Photovoltaic Panels, a Game Changer?
In urban southern California it isn't unusual to see oil derricks pumping petroleum near
private residences like the one shown here.
The owners of the pumped oil almost certainly are NOT the residents of any of the
surrounding houses because the mineral rights of the neighborhood were bought decades ago.
But how about a rooftop solar installation which produces energy whether you are at home, at
work or on a holiday. It keeps pumping energy, just like the oil derrick but there is no
drilling, no spills, no damage to the environment and no purchase of mineral rights are
necessary. Give it some thought.
Things we haven't covered
1. Leasing arrangements.
We have one family member who has installed panels on a leasing arrangement. I asked him
to give me a testimonial about his experience. I would offer that his approach probably points
the way to the future. Very few folks want to be managers of their own private electric utility
unless they can figure out a way to be compensated handsomely. Here is what he writes:
Leasing solar panels
This was an easy decision to make. Since I'm leasing them that means the company owns
them and has to service them. If power drops below the specified minimum, it's up to them
to figure out why. Sure, I could have taken on this responsibility and gotten a higher value
from the panels but the cost was my time. And right now time is something I do not have
much to spare, so I value it EXTREMELY highly. So far there have been no problems with
my panels and they just keep churning out money.
2. Community solar farms. An estimated 85 percent of US residents can neither own nor
lease systems because their roofs are physically unsuitable for solar or because they live in
multi-family housing. If you are one of the 85% then a community solar farm may be for you.
Read all about it at
3. Plug-in panels.
5. Disconnecting from the grid using battery-based energy storage.
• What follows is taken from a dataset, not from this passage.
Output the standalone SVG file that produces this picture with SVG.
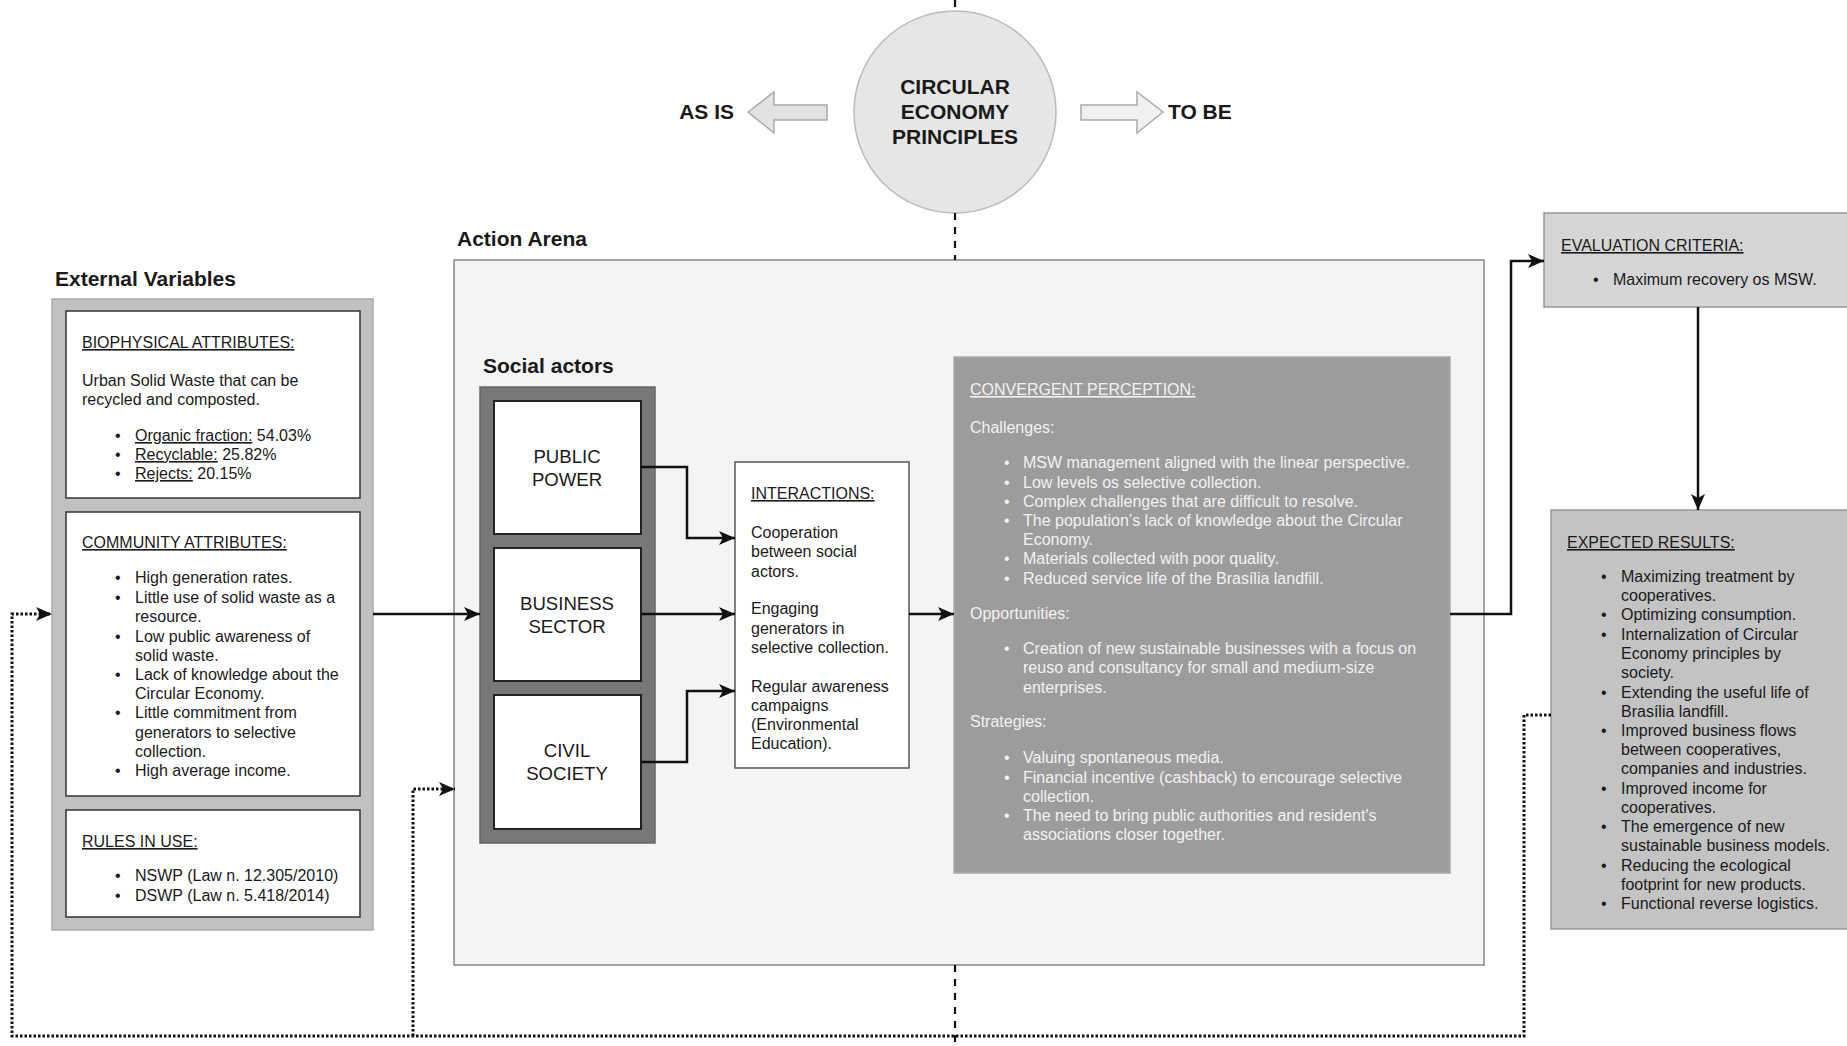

Things we have covered only briefly.
1. Feed-in tariff. Search the web for an explanation.
2. Net metering. Search the web for an explanation.
So as to gain maximum advantage from an installed system of photovoltaic panels, the
preliminary conclusions can be made:
1. If you are connected to a grid, install a system sufficiently large to generate as much energy
in kilowatt hours as you use during the entire year. Even that strategy might have to be
modified if the on-peak rate changes to be highest at night. In any case, you need to start
thinking about a Plan B to use up the energy credit you build up throughout the year and
possibly to install more panels if you find yourself suddenly having to pay for electricity.
2. Tilt your panels toward the south (in the northern hemisphere) or toward the north (in the
southern hemisphere) at the angle of your latitude.
3. Regularly rinse your panels to keep them clean and to maximize their output.
4. If the panels meet all of your electrical energy needs, that is, if energy consumption is close
to energy generation, then the decision to switch to "Time of Use" metering makes sense only
if the Winter Off Peak rate is so much lower than the Summer On Peak rate that some Plan B
for using up the accrued credit becomes financially appealing.
5. Don't opt for "Time of Use" metering if your panels produce somewhat less than your
electricity requirement during the winter, but more than you use during the summer because a
slight change in rate of one period vs. another can make the difference between an annual
energy credit and an unwelcome electricity bill.
6. If your panels produce only a small fraction of the electrical energy you use throughout the
year then do NOT switch to TOU metering. Doing so would subject you to the inflated
"Summer On Peak" rate which at this writing is on the order of three times the flat rate.